On Thu, Mar 6, 2008 at 10:47 AM, Tom Buskey <tom at buskey.name> wrote:
> I usually use DBAN or Knoppix and scrub, but if they drive doesn't spin I'd
> like more.

  At work, experimentation found that sandblasting was "best" (for our
definition of "best").  But then, we already had the sandblasting
station.  A bench grinder also ate through the platter fairly easily
(not quite like a knife through butter, but close), but there was
always a piece left over where we had to grip the platter with pliers.

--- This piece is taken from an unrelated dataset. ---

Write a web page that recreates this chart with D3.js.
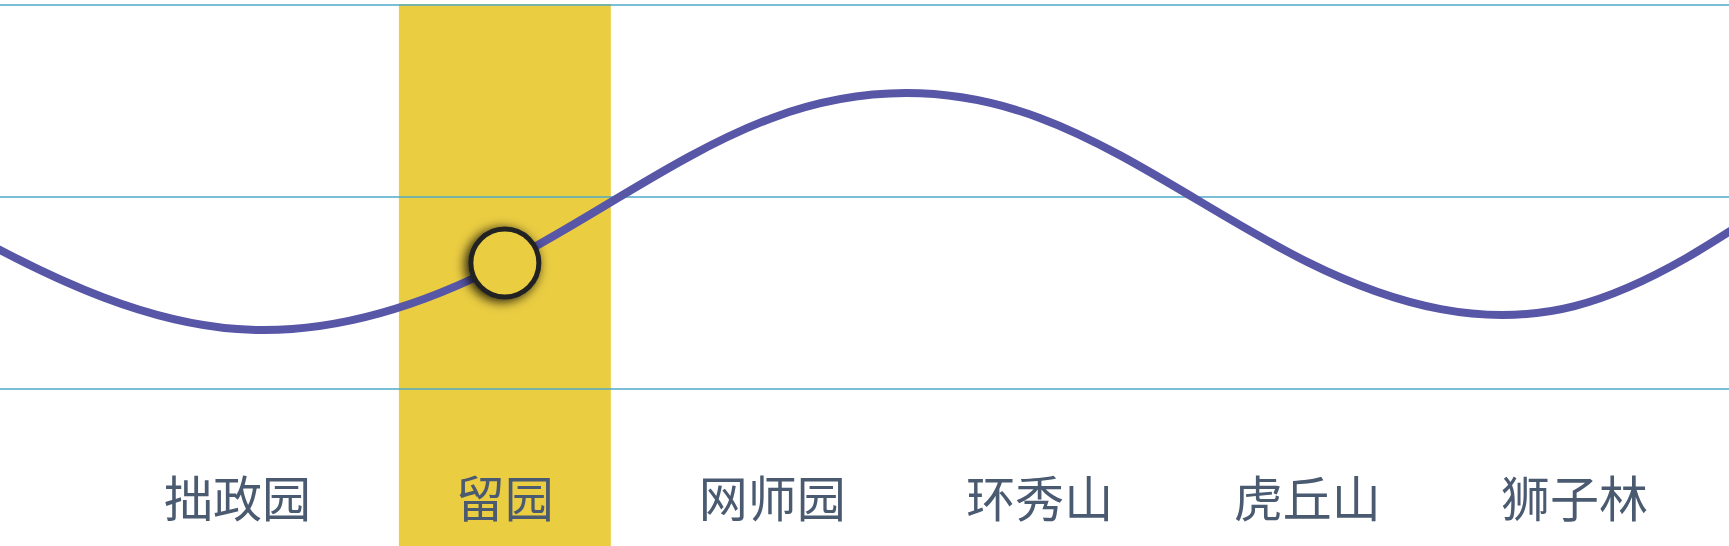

  Anything that didn't completely obliterate the recording surface --
e.g., drilling holes, hitting it with a hammer, data overwrite --
wasn't acceptable.  I believe chemicals were acceptable, but only if
they dissolved a certain measurable thickness from the platters, and
anything that strong has high purchase/handling/disposal costs, and we
didn't already have some.  Magnets were easiest of all, but approved
degaussing magnets started at around $1000.

  For regular business data of normal sensitivity, I use DBAN if the
drive works, or repeated applications of a drill press if it doesn't.